Student Journalists Accuse Keene State College Of Blocking Access To Staff

May 17, 2017

There’s been a public dispute going on in Keene over the rights of student journalists.

This is all playing out at Keene State College, where editors at the student-run newspaper say administrators have been limiting access to faculty and staff for interviews.

Now, college officials are responding to those concerns.

Keene Sentinel reporter Ethan DeWitt joined NHPR's Morning Edition to talk about his coverage of this story.

This all started earlier this month when the college student newspaper The Equinox spoke out it in an editorial. What did they say?

They published an editorial in the last edition of the student paper, right before graduation. And basically, they did not mince words. They accused the college of what they called a pattern of suppression and obstruction. Basically what they were saying was that in recent months and years, the college communications office has made it more difficult for them to get interviews with staff and faculty and administration officials for student journalists. And has basically imposed this requirement that everybody check in with the communications office, get questions pre-approved, and interviews monitored by the communications office itself. They say this pattern has made it very difficult for them to report even basic stories and nearly impossible for them to report some of the bigger stories they’d like to do on campus.

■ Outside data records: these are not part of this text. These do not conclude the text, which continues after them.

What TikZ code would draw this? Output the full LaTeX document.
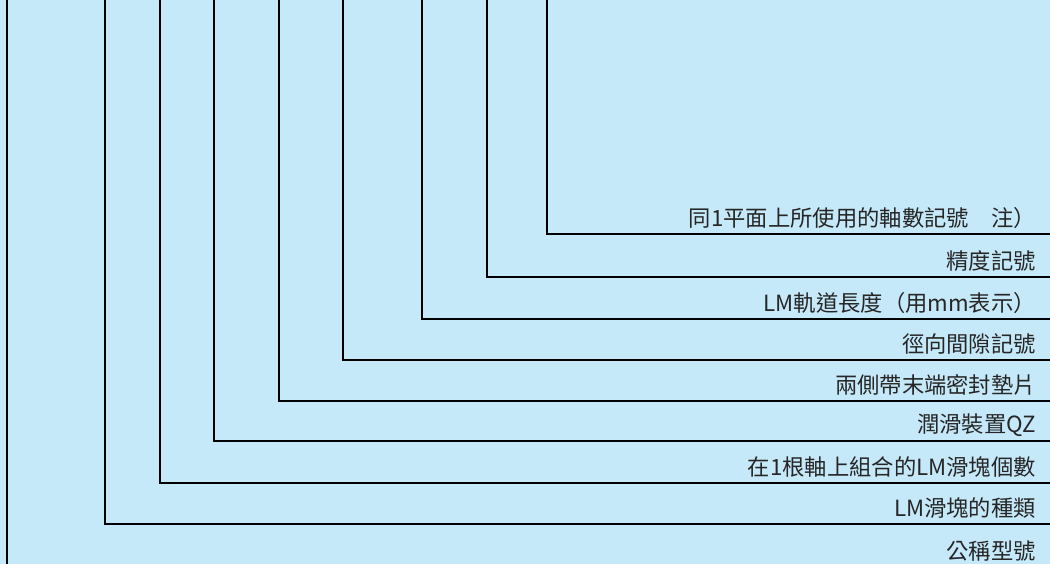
\documentclass[tikz,border=0pt]{standalone}
\usepackage{fontspec}
\setmainfont{Noto Sans CJK TC}
\definecolor{bgblue}{RGB}{198,233,250}
\begin{document}
\begin{tikzpicture}[x=1pt,y=1pt,
  lead/.style={draw=black,line width=1.1pt},
  lbl/.style={anchor=east,inner sep=0pt,font=\fontsize{22.3}{24}\selectfont,text=black!85}]
\fill[bgblue] (0,0) rectangle (1050,564);
\useasboundingbox (0,0) rectangle (1050,564);
% tops of leader lines
\coordinate (t1) at (547,564);
\coordinate (t2) at (487,564);
\coordinate (t3) at (422,564);
\coordinate (t4) at (343,564);
\coordinate (t5) at (279,564);
\coordinate (t6) at (214,564);
\coordinate (t7) at (160,564);
\coordinate (t8) at (105,564);
\coordinate (t9) at (7,564);
% right ends
\coordinate (e1) at (1050,330);
\coordinate (e2) at (1050,287);
\coordinate (e3) at (1050,245);
\coordinate (e4) at (1050,204);
\coordinate (e5) at (1050,163);
\coordinate (e6) at (1050,123);
\coordinate (e7) at (1050,81);
\coordinate (e8) at (1050,40);
\coordinate (e9) at (7,0);
% labels
\node[lbl] (l1) at (1036,346) {同1平面上所使用的軸數記號　注）};
\node[lbl] (l2) at (1036,303) {精度記號};
\node[lbl] (l3) at (1036,261) {LM軌道長度（用mm表示）};
\node[lbl] (l4) at (1036,220) {徑向間隙記號};
\node[lbl] (l5) at (1036,179) {兩側帶末端密封墊片};
\node[lbl] (l6) at (1036,139) {潤滑裝置QZ};
\node[lbl] (l7) at (1036,97) {在1根軸上組合的LM滑塊個數};
\node[lbl] (l8) at (1036,56) {LM滑塊的種類};
\node[lbl] (l9) at (1036,13) {公稱型號};
% leaders
\foreach \i in {1,...,8} {\draw[lead] (t\i) |- (e\i);}
\draw[lead] (t9) -- (e9);
\end{tikzpicture}
\end{document}
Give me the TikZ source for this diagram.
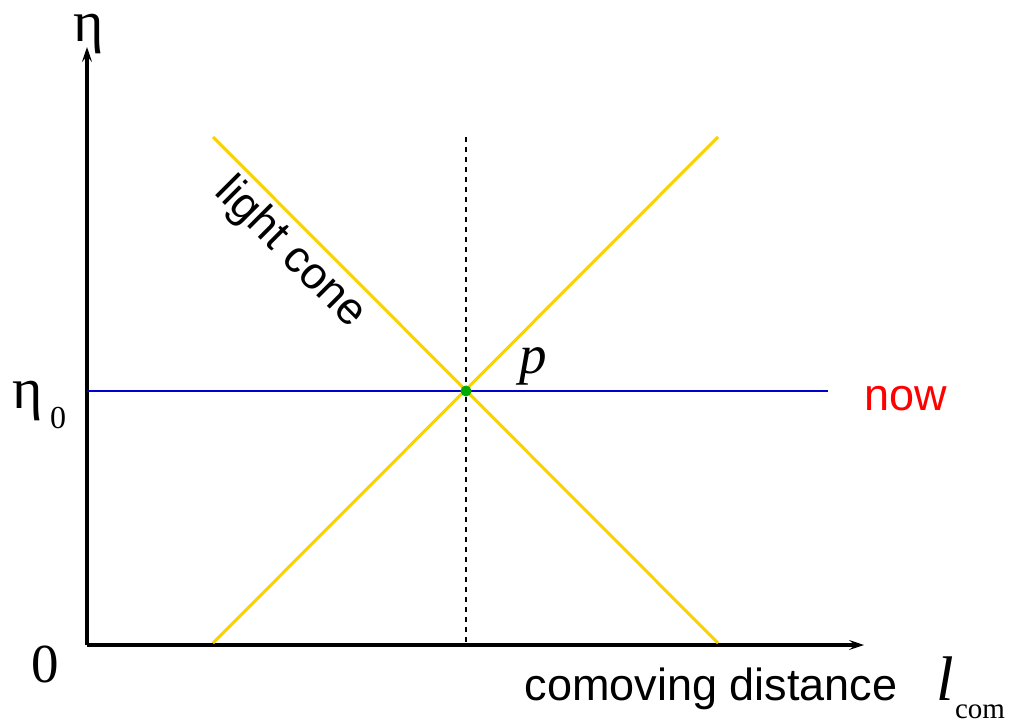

And the college’s journalism faculty also weighed in as well, right?

Right, so in that same edition of that student paper, which as I understand is widely read around campus, the journalism faculty penned their own letter to the editor, and they also did not hold back. They accused the college of suppressing the First Amendment and suppressing freedom of inquiry. They said that their own students, beyond just the reporters for the student newspaper, the journalism students who actually need to complete assignments and projects for grades, that they were being affected negatively by these new media policies, which they say have happened over the last two years.

Keene State College President Anne Huot responded last week with a memo to staff. What did she say?

It basically it took pains to praise the student newspaper, which has garnered a lot of national awards over the years. It also voiced the president’s commitment to free speech on campus and to a vibrant press. It then went on to say that the press office and administration encourages faculty and staff to freely give interviews to reporters and said the only communication that they ask is checking in with the communications office. That was the initial email, and then that email sparked concern by journalism faculty over not being specific enough. That was followed up by a subsequent email.

Would this be a change in policy? Is the college requiring that faculty check in with the communications office first before they do an interview?

That’s what’s unclear. If you talk to journalism faculty and student journalists themselves, they say it is a requirement. According to journalism faculty, the students have 20 documented instances where people have directly told them that they cannot speak to them without getting approval. If you talk to the campus communications office itself, they say approval is not required. It is just a voluntary check in by staff and faculty if you’re in contact with a student journalist or a professional journalist.

The college is saying it just wants to be in the loop on these interviews?

Right, and that’s what they said in a clarifying email on Monday, saying this is strictly voluntary. But faculty are saying that doesn’t go far enough, and they are hoping to meet and to draft a more clear policy this week with the president.